Over 30 million Americans are collecting unemployment benefits. Many observers are worried that a full recovery in jobs could take years to return to pre-coronavirus levels. For instance, during the 10 recessions since 1950, it took an average of 30 months for lost jobs to recover, and none of those recessions saw labor-market declines of the magnitude and celerity of this recession, according to Ryan Detrick, senior market strategist at LPL Financial, in a Friday research note.
Quarter-end rebalancing
The market has seen a significant rally in global equities in the second quarter, and it’s natural to believe that there will be some quarter-end rebalancing out of stocks and into bonds. If this happens, billions of dollars of stocks and bonds could be shifted in investment portfolios, as investors aim to maintain specific allocations of stocks and fixed-income investments at quarter or month-end.

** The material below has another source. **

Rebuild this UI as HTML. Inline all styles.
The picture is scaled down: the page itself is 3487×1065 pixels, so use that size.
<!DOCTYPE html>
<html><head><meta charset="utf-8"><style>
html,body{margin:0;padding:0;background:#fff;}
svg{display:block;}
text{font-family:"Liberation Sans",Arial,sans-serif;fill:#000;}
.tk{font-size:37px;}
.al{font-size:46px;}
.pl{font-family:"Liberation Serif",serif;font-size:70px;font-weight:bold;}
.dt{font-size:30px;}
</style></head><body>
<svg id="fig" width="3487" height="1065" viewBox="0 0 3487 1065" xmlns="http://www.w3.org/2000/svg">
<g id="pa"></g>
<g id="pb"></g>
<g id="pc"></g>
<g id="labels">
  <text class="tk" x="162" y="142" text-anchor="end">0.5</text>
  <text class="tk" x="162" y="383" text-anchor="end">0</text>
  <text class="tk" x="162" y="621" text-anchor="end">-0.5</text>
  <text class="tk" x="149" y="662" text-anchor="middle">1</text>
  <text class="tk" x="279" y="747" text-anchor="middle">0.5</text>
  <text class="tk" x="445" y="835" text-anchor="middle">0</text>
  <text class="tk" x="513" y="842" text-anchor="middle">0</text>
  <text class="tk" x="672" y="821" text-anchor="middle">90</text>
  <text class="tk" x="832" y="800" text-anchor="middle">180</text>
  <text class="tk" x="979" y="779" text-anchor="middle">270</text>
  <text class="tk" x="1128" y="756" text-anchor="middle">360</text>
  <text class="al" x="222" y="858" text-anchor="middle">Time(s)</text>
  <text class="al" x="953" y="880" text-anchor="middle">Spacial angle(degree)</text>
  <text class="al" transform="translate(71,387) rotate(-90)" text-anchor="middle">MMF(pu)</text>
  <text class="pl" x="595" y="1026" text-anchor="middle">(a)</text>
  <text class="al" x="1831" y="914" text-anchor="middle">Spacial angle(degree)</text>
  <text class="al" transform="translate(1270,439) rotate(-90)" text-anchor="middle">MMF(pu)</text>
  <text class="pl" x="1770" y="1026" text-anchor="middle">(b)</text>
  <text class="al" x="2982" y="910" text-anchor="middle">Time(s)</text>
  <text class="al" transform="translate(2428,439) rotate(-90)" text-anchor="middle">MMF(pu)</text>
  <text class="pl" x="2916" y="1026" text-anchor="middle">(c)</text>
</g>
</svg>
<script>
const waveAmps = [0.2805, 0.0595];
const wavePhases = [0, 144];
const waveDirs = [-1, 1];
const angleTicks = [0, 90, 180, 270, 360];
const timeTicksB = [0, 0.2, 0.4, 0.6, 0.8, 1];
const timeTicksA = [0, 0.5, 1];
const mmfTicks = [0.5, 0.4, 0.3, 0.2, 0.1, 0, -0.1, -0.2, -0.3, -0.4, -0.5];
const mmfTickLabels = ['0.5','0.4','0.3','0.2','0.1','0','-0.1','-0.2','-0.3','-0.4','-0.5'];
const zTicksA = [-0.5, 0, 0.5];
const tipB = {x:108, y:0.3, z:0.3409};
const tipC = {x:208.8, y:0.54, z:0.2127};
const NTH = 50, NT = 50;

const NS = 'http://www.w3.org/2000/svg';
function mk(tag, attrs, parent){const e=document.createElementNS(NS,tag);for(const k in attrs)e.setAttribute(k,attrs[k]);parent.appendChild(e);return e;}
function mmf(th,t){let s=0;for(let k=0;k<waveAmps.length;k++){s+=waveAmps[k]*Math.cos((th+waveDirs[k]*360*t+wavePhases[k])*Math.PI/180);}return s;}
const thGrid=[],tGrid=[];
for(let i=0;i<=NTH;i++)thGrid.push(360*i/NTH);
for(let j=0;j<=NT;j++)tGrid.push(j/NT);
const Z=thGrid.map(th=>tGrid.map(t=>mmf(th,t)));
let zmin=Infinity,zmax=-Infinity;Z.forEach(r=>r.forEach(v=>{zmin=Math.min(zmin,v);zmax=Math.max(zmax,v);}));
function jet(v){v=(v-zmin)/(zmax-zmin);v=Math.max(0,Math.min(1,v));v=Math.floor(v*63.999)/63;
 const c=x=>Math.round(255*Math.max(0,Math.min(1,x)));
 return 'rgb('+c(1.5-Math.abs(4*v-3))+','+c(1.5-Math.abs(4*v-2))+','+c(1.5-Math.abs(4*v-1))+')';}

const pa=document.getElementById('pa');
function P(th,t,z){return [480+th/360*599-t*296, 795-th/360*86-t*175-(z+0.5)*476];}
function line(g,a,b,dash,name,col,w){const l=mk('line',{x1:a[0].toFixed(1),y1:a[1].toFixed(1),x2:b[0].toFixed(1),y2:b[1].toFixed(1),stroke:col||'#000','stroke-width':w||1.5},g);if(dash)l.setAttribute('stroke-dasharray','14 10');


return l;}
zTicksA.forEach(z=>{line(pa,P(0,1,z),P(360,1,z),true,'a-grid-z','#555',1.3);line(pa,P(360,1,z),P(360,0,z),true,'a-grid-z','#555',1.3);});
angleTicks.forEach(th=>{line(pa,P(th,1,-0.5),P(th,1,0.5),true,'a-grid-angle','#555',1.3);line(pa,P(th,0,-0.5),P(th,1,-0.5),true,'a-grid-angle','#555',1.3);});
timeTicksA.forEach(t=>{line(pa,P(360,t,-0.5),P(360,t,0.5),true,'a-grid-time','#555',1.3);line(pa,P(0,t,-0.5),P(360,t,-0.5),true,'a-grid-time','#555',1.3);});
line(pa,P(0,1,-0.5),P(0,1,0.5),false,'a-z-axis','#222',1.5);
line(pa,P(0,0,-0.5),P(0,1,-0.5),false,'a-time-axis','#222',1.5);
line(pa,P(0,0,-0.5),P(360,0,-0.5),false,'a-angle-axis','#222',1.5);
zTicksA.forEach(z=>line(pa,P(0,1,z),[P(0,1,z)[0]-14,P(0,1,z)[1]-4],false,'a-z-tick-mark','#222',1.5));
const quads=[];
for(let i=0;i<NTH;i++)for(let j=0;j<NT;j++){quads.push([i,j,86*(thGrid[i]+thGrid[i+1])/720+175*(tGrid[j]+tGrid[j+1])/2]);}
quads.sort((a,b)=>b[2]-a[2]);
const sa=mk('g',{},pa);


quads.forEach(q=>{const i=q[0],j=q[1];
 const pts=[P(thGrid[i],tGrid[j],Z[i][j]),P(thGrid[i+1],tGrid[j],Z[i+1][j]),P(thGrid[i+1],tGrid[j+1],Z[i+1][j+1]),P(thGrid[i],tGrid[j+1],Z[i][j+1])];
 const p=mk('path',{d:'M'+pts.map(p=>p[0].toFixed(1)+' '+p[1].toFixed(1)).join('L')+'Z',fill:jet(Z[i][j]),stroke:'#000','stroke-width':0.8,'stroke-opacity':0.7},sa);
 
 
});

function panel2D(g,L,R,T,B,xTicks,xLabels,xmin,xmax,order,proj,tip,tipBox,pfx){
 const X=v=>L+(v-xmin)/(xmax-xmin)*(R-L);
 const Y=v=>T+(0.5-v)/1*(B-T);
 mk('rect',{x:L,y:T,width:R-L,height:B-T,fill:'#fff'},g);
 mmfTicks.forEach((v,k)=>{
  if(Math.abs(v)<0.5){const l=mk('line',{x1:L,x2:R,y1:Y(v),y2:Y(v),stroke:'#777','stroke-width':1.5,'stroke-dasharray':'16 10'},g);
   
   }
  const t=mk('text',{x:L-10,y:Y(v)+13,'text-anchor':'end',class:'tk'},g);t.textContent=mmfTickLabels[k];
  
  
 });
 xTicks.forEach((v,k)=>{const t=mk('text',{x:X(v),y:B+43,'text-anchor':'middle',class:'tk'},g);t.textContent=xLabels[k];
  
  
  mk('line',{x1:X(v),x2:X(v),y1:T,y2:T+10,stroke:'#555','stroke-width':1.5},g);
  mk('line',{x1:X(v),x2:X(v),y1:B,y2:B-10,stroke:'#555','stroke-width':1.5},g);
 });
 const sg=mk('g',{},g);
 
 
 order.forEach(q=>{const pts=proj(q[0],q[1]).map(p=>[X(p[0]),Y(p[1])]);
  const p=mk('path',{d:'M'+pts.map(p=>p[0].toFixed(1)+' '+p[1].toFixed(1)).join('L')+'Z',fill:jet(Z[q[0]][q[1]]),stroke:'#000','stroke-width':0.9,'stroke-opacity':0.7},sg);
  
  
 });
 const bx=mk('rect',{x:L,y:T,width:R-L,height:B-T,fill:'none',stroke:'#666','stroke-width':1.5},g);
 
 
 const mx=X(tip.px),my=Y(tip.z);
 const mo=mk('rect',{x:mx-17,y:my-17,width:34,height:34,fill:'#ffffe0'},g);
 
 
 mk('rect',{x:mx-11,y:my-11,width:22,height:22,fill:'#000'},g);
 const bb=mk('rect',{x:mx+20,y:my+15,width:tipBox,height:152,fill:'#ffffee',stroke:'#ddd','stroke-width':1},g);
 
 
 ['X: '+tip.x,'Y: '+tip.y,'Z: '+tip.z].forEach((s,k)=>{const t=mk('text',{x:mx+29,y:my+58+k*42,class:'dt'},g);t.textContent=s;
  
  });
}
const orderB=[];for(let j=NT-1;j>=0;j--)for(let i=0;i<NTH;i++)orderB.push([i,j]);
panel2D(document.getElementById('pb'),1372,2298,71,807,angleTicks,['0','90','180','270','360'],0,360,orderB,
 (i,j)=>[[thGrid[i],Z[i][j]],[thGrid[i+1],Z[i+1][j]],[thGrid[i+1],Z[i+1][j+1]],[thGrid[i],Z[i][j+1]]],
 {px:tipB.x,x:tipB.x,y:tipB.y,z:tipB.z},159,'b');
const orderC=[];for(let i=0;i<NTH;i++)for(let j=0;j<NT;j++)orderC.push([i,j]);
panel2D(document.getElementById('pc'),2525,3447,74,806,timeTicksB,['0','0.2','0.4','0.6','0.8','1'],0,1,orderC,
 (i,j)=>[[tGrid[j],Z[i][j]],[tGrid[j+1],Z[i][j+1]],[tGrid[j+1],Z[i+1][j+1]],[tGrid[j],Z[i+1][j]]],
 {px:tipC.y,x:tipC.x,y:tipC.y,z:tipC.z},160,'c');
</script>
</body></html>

Those allocations are traditionally about 60% stocks and 40% bonds but the massive run-up in equities over the quarter may compel a sizable rebalancing. According to CNBC, the rebalancing could range from $35 billion to $76 billion. The quarter-end rebalancing could exacerbate the volatility we’re seeing towards the end of the current quarter, and investors must be cautious not to time the market in anticipation of pension moves, for instance.
Stalled stimulus
The U.S. Congress has deliberated on further government stimulus to help small businesses and individuals, and another relief measure is likely to come by late July. However, there are worries the stimulus could stall due to a lack of a bipartisan consensus. Though Congress passed a $3 trillion relief stimulus last month, without extra aid soon, the economy and the market could stall.
Biden’s lead
Recent polls have seen the presumptive Democratic presidential nominee Joe Biden pulling ahead of Trump 50% to 36%, just a week after a Fox News poll saw Biden leading 50% to 38%.

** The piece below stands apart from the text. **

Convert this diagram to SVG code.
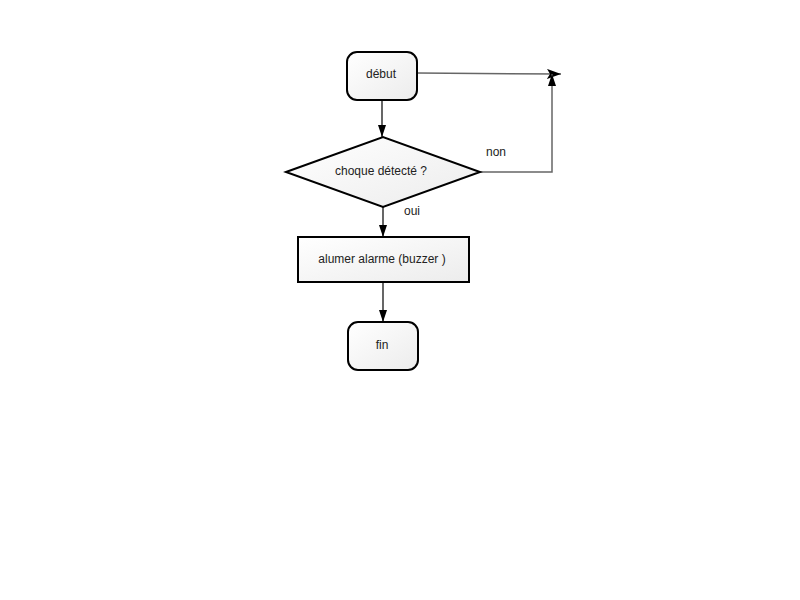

Biden has said he would raise the corporate tax rate to 28%, rolling back Trump’s 2017 corporate tax reforms. A report from Goldman Sachs estimates that such an outcome would shift 2021 earnings per share for the S&P 500 to $150 from a current estimate of $170.
Market Technicals
The stock market’s upward trend could also suffer from a break in a trendline for a 10-year Treasury note. The yield on the benchmark 10-year broke below a rising trend line, catching a flight-to-safety bid, to push it 3.8 basis points (0.038) percentage points lower to a yield of 0.636%, marking its lowest yield close since May 14, according to Dow Jones Market Data last week. That move suggests that the uptrend off the COVID-19 low in early March has ended, and we may see lower yields in sessions ahead combined with a bigger equities retracement.